[Engine-devel] [vdsm] Proposal VDSM <=> Engine Data Statistics Retrieval Optimization

Sun Mar 17 15:30:38 UTC 2013

On Sun, Mar 17, 2013 at 10:28:15AM -0400, Ayal Baron wrote:
> 
> 
> ----- Original Message -----
> > On 17/03/13 15:13, Ayal Baron wrote:
> > >
> > > ----- Original Message -----
> > >> On 03/13/2013 11:55 PM, Ayal Baron wrote:
> > >> ...
> > >>>>>> The only reason we have this problem is because there is this
> > >>>>>> thing against making multiple calls.
> > >>>>>>
> > >>>>>> Just split it up.
> > >>>>>> getVmRuntimeStats() - transient things like mem and cpu%
> > >>>>>> getVmInformation() - (semi)static things like disk\networking
> > >>>>>> layout
> > >>>>>> etc.
> > >>>>>> Each updated at different intervals.
> > >>>>> +1 on splitting the data up into 2 separate API calls.
> > >>>>> You could potentially add a checksum (md5, or any other way) of
> > >>>>> the
> > >>>>> "static" data to getVmRuntimeStats and not bother even with
> > >>>>> polling
> > >>>>> the VmInformation if this hasn't changed.  Then you could poll
> > >>>>> as
> > >>>>> often as you'd like the stats and immediately see if you also
> > >>>>> need
> > >>>>> to retrieve VmInfo or not (you rarely would).
> > >>>> +1 To Ayal's suggestion
> > >>>> except that instead of the engine hashing the data VDSM sends
> > >>>> the
> > >>>> key which is opaque to the engine.
> > >>>> This can be a local timestap or a generation number.
> > >>> Of course vdsm does the hash, otherwise you'd need to pass all
> > >>> the
> > >>> data to engine which would beat the purpose.
> > >> I thought you meant engine will be sending the hash of previous
> > >> requests
> > >> per VM to vdsm, then vdsm will reply back with vm's removed, vm's
> > >> added,
> > >> and the details for vm's that changed (i.e., engine would be doing
> > >> something like if-modified-since-checksum per vm).
> > >> benefit is reducing a round trip.
> > >> but first would need to split to calls of stats (always changing)
> > >> and
> > >> slowly/never changing data.
> > > If vdms accepts the hash then in your method engine would have to
> > > periodically call getVmInfo(hash).
> > > What I was suggesting is that getVmStats would return vmInfo hash
> > > so that we could avoid calling getVmInfo altogether.
> > > The stats *always* change so there is no need for checking if that
> > > info has changed.
> > > What we could do is avoid the split into 2 verbs by calling
> > > getVmStats(hash) and then have getVmStats return everything if the
> > > hash has changed or only the stats if it hasn't.  This would be
> > > the least number of roundtrips and avoid the split.  If you don't
> > > pass a hash it would return everything so this way it's also fully
> > > backward compatible.
> > 
> > For the 'static' data, why is there a need for a hash?
> > If VDSM sends in each update a timestamp, can't RHEVM just use
> > if-modified-since with the last timestamp it got from VDSM?
> > Is it cheaper for VDSM to calculate the hash, than update the
> > timestamp
> > per change in any of the fields?

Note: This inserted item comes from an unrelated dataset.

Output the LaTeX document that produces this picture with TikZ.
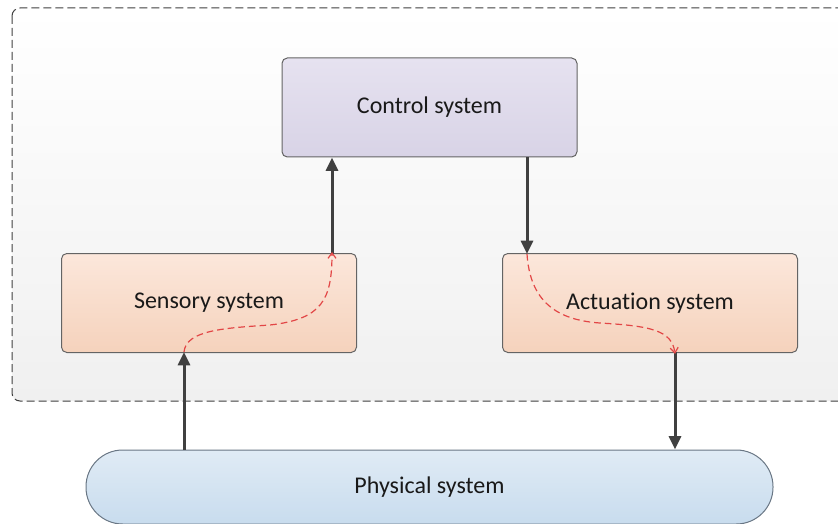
\documentclass[tikz,border=0pt]{standalone}
\usepackage{fontspec}
\setmainfont[RawFeature={-liga,-clig,-calt,-dlig}]{Carlito}
\usetikzlibrary{arrows.meta}

\definecolor{arrowgray}{RGB}{64,64,64}
\definecolor{boxline}{RGB}{100,100,100}
\definecolor{pathred}{RGB}{226,70,70}

\tikzset{every picture/.style={line width=0.75pt}}

\begin{document}
\begin{tikzpicture}[x=0.75pt,y=0.75pt,yscale=-1,xscale=1,
  sysbox/.style={draw=boxline, rounded corners=4pt, minimum width=221.25pt, minimum height=74.25pt, font=\fontsize{18}{22}\selectfont, text=black!90},
  flow/.style={draw=arrowgray, line width=2.25pt, -{Triangle[length=10pt,width=9pt]}},
  signal/.style={draw=pathred, dashed, dash pattern=on 5pt off 3pt, line width=0.9pt, -{Straight Barb[length=4pt,width=6pt]}}]
	\useasboundingbox (0,0) rectangle (838,524);

	%Shape: Rectangle [id:container]
	\draw [draw=black!75, dashed, dash pattern=on 6pt off 3pt, rounded corners=6pt, top color=white, bottom color={rgb,255:red,240;green,240;blue,240}] (12,8) rectangle (860,401);

	% Nodes
	\node [sysbox, top color={rgb,255:red,230;green,226;blue,240}, bottom color={rgb,255:red,216;green,211;blue,230}] (control) at (429.5,107.5) {Control system};
	\node [sysbox, top color={rgb,255:red,252;green,231;blue,219}, bottom color={rgb,255:red,245;green,210;blue,188}] (sensory) at (209,303) {Sensory system};
	\node [sysbox, top color={rgb,255:red,252;green,231;blue,219}, bottom color={rgb,255:red,245;green,210;blue,188}] (actuation) at (650,303) {Actuation system};
	\node [sysbox, draw={rgb,255:red,105;green,118;blue,132}, rounded corners=27.5pt, minimum width=515.25pt, minimum height=55.5pt, top color={rgb,255:red,224;green,235;blue,245}, bottom color={rgb,255:red,200;green,220;blue,238}] (physical) at (429.5,487) {Physical system};

	% Ports
	\coordinate (sensIn) at (184,352);
	\coordinate (sensOut) at (332,254);
	\coordinate (actIn) at (527,254);
	\coordinate (actOut) at (675,352);

	%Straight Lines
	\draw [flow] (physical.north -| sensIn) -- (sensIn);
	\draw [flow] (sensOut) -- (sensOut |- control.south);
	\draw [flow] (actIn |- control.south) -- (actIn);
	\draw [flow] (actOut) -- (actOut |- physical.north);

	%Curve Lines
	\draw [signal] (sensIn) .. controls (186,330) and (225,328) .. (270,325) .. controls (322,319) and (332,300) .. ([yshift=-1.5pt]sensOut);
	\draw [signal] (actIn) .. controls (530,300) and (555,320) .. (600,323) .. controls (650,326) and (672,330) .. ([yshift=1.5pt]actOut);

\end{tikzpicture}
\end{document}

It doesn't really need to update the
> > timestamp per change, only for the first change since last update
> > sent
> > actually (so 'dirty' flag in a way, to signify data that RHEVM hasn't
> > seen yet).
> > Y.
> 
> As Saggi mentioned: "VDSM sends the key which is opaque to the engine. This can be a local timestap or a generation number."
> 
> The content doesn't matter, what matters is that it has changed.
> timestamp assumes that vdsm will track changes and send only delta.
> Although possible this would be an overkill (for every value in the
> dict you'd have to hold a timestamp of last change and send only those
> which have changed since the timestamp which was passed by the user).

If we're in the spirit of quoting Saggi, this suggestion is not
compatible with "...mak[ing] the return value differ according to input
... is a big no no when talking about type safe APIs.".

Dan.